Digital rights group the Electronic Freedom Foundation (EFF) -- well-known for speaking out about privacy and legal issues -- has criticized the ban on neo-Nazi sites and groups saying it poses a threat to free expression online. Google, GoDaddy, Cloudflare, Reddit and Facebook are just a handful of technology companies to have banned The Daily Stormer, but EFF says that "no one -- not the government and not private commercial enterprises -- should decide who gets to speak and who doesn't."

While acknowledging that "all fair-minded people must stand against the hateful violence and aggression that seems to be growing across our country," EFF says that "we strongly believe that what GoDaddy, Google, and Cloudflare did here was dangerous."

It would be very easy to jump on the views of white supremacists and suggest that such abhorrent views should not be given an outlet. But EFF points out:

We must also recognize that on the Internet, any tactic used now to silence neo-Nazis will soon be used against others, including people whose opinions we agree with.

The group recognizes that, as private companies, the likes of GoDaddy, Google and Cloudflare have the right "to choose what speech they provide online." But at the same time, EFF urges extreme caution, saying:

Even when the facts are the most vile, we must remain vigilant when platforms exercise these rights. Because Internet intermediaries, especially those with few competitors, control so much online speech, the consequences of their decisions have far-reaching impacts on speech around the world. And at EFF we see the consequences first hand: every time a company throws a vile neo-Nazi site off the Net, thousands of less visible decisions are made by companies with little oversight or transparency. Precedents being set now can shift the justice of those removals.

Matthew Prince, CEO of Cloudflare, admits to feeling highly conflicted when the decision was taken to drop The Daily Stormer as a customer: "Literally, I woke up in a bad mood and decided someone shouldn’t be allowed on the Internet. No one should have that power."

EFF points out that domain registrars are just one of many points at which content filtering takes place, but says that censorship at this level is a "blunt instrument." It says that "the risk of blocking speech that wasn’t targeted is very high," and voices major concerns:

If the entities that run the domain name system started choosing who could access or add to them based on political considerations, we might well face a world where every government and powerful body would see itself as an equal or more legitimate invoker of that power. That makes the domain name system unsuitable as a mechanism for taking down specific illegal content as the law sometimes requires, and a perennially attractive central location for nation-states and others to exercise much broader takedown powers.
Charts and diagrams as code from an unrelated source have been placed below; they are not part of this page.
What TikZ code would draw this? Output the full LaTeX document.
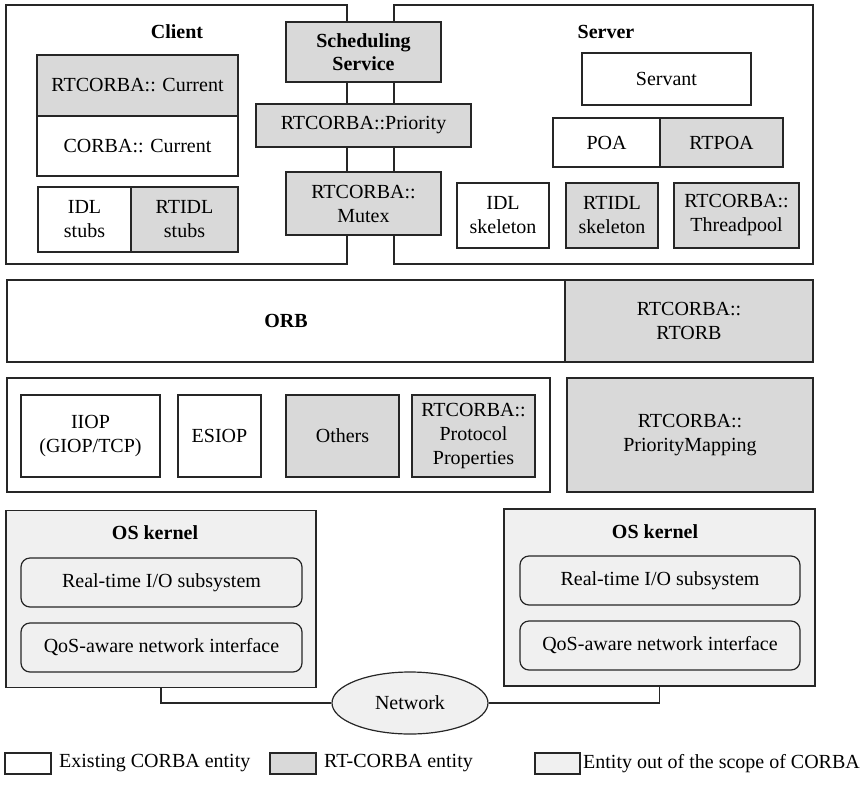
\documentclass[tikz,border=0pt]{standalone}
\usepackage{fontspec}
\setmainfont{Liberation Serif}
\usetikzlibrary{shapes.geometric}
\definecolor{rtgray}{HTML}{D9D9D9}
\definecolor{osgray}{HTML}{F0F0F0}
\definecolor{edge}{HTML}{262626}
\begin{document}
\begin{tikzpicture}[x=1pt,y=-1pt,
  every node/.style={font=\fontsize{20}{24}\selectfont},
  sz/.style 2 args={minimum width=#1pt, minimum height=#2pt},
  entity/.style={draw=edge, line width=1.2pt, inner sep=0pt, align=center, fill=white},
  corba/.style={entity, fill=white},
  rtcorba/.style={entity, fill=rtgray},
  outscope/.style={entity, fill=osgray},
  osunit/.style={outscope, rounded corners=9pt},
  frame/.style={draw=edge, line width=1.2pt, inner sep=0pt},
  title/.style={font=\fontsize{20}{24}\selectfont\bfseries, inner sep=0pt},
  wire/.style={draw=edge, line width=1.2pt},
  legendtext/.style={anchor=west, inner sep=0pt}]
\useasboundingbox (0,0) rectangle (865,785);

% client and server frames (drawn first, the shared services sit on top)
\node[frame, sz={341}{259}] (client) at (176.5,134.5) {};
\node[frame, sz={419}{259}] (server) at (603.5,134.5) {};
\node[title] (clientlbl) at (177,32) {Client};
\node[title] (serverlbl) at (606,32) {Server};

% client side
\node[rtcorba, sz={201}{61}] (rtcur) at (137.5,85.5) {RTCORBA:: Current};
\node[corba, sz={201}{60}] (corcur) at (137.5,146) {CORBA:: Current};
\node[corba, sz={93}{65}] (idlstub) at (84.5,219.5) {IDL\\stubs};
\node[rtcorba, sz={107}{65}] (rtidlstub) at (184.5,219.5) {RTIDL\\stubs};

% shared services
\node[rtcorba, sz={155}{60}, font=\fontsize{20}{23}\selectfont\bfseries] (sched) at (363.5,52) {Scheduling\\Service};
\node[rtcorba, sz={215}{43}] (prio) at (363.5,125.5) {RTCORBA::Priority};
\node[rtcorba, sz={155}{63}] (mutex) at (363.5,203.5) {RTCORBA::\\Mutex};

% server side
\node[corba, sz={169}{52}] (servant) at (666.5,79) {Servant};
\node[corba, sz={107}{49}] (poa) at (606.5,142.5) {POA};
\node[rtcorba, sz={123}{49}] (rtpoa) at (721.5,142.5) {RTPOA};
\node[corba, sz={92}{65}] (idlskel) at (503,215.5) {IDL\\skeleton};
\node[rtcorba, sz={92}{65}] (rtidlskel) at (612,215.5) {RTIDL\\skeleton};
\node[rtcorba, sz={125}{65}] (tpool) at (736.5,215.5) {RTCORBA::\\Threadpool};

% ORB layer
\node[corba, sz={558}{82}, font=\fontsize{20}{24}\selectfont\bfseries] (orb) at (286,321) {ORB};
\node[rtcorba, sz={248}{82}] (rtorb) at (689,321) {RTCORBA::\\RTORB};

% protocol layer
\node[corba, sz={543}{114}] (protframe) at (278.5,435) {};
\node[corba, sz={139}{82}] (iiop) at (90.5,436) {IIOP\\(GIOP/TCP)};
\node[corba, sz={83}{82}] (esiop) at (219.5,436) {ESIOP};
\node[rtcorba, sz={113}{82}] (others) at (342.5,436) {Others};
\node[rtcorba, sz={123}{82}] (protprops) at (473.5,436) {RTCORBA::\\Protocol\\Properties};
\node[rtcorba, sz={246}{114}] (primap) at (690,435) {RTCORBA::\\PriorityMapping};

% operating system kernels
\node[outscope, sz={310}{177}] (osl) at (161,599) {};
\node[title] (osllbl) at (155,533) {OS kernel};
\node[osunit, sz={281}{49}] (rtiol) at (161.5,582.5) {Real-time I/O subsystem};
\node[osunit, sz={281}{49}] (qosl) at (161.5,647.5) {QoS-aware network interface};

\node[outscope, sz={311}{177}] (osr) at (659.5,597.5) {};
\node[title] (osrlbl) at (655,532) {OS kernel};
\node[osunit, sz={280}{49}] (rtior) at (660,580.5) {Real-time I/O subsystem};
\node[osunit, sz={280}{49}] (qosr) at (660,645.5) {QoS-aware network interface};

% network
\node[entity, fill=osgray, ellipse, sz={156}{62}] (net) at (410,703) {Network};
\draw[wire] (osl.south) |- (net.west);
\draw[wire] (osr.south) |- (net.east);

% legend
\node[corba, sz={46}{21}] (lg1) at (28,763.5) {};
\node[legendtext] (lg1txt) at (59,763.5) {Existing CORBA entity};
\node[rtcorba, sz={46}{21}] (lg2) at (293,763.5) {};
\node[legendtext] (lg2txt) at (324,763.5) {RT-CORBA entity};
\node[outscope, sz={45}{21}] (lg3) at (557.5,763.5) {};
\node[legendtext] (lg3txt) at (583,763.5) {Entity out of the scope of CORBA};
\end{tikzpicture}
\end{document}
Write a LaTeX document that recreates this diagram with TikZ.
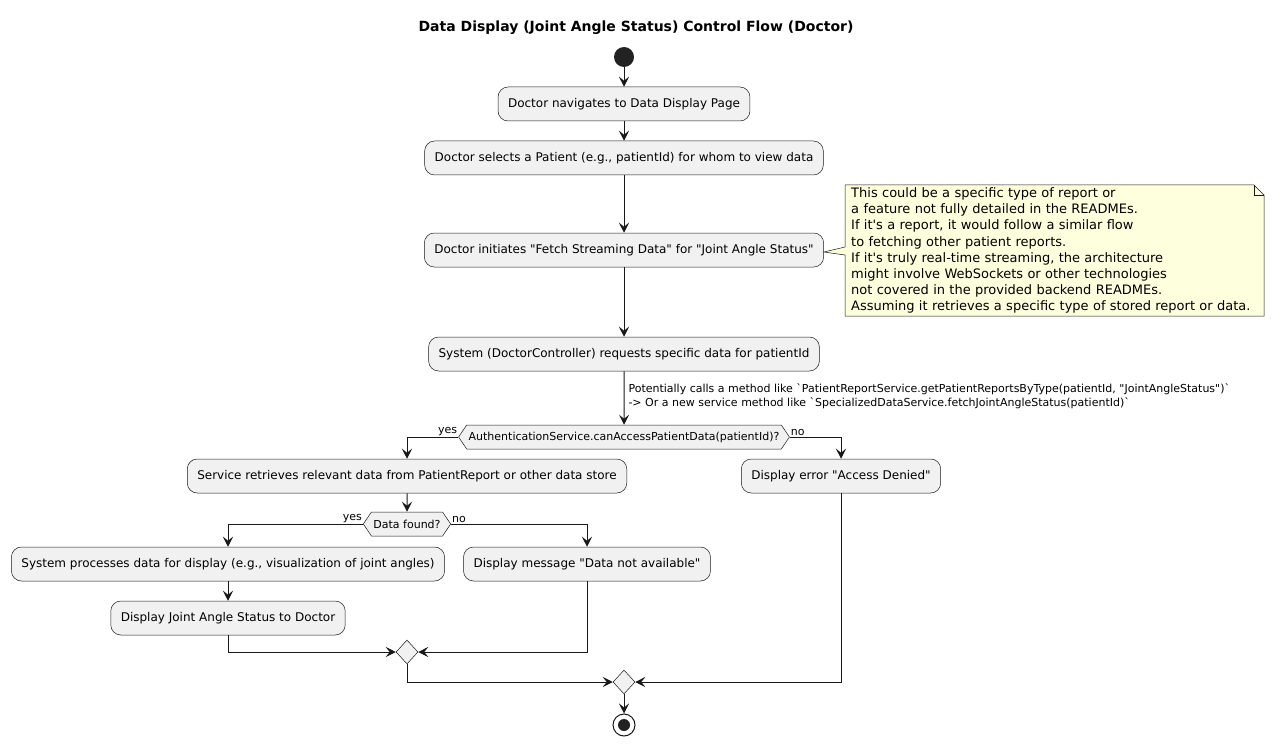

Urging companies to "have a process" and not to "act on the headlines," the Electronic Frontier Foundation says absolute transparency is critical to a free internet. "There's always a risk that others -- including governments -- will use the opaqueness of the takedown process to silence legitimate voices. For any content hosts that do reject content as part of the enforcement of their terms of service, we have long recommended that they implement procedural protections to mitigate mistakes, or are pressured by states to secretly censor."

In a lengthy blog post, EFF writers Jeremy Malcolm, Cindy Cohn and Danny O'Brien issue a stark warning about how the type of censorship we have seen in the wake of Charlottesville could evolve: "We would be making a mistake if we assumed that these sorts of censorship decisions would never turn against causes we love."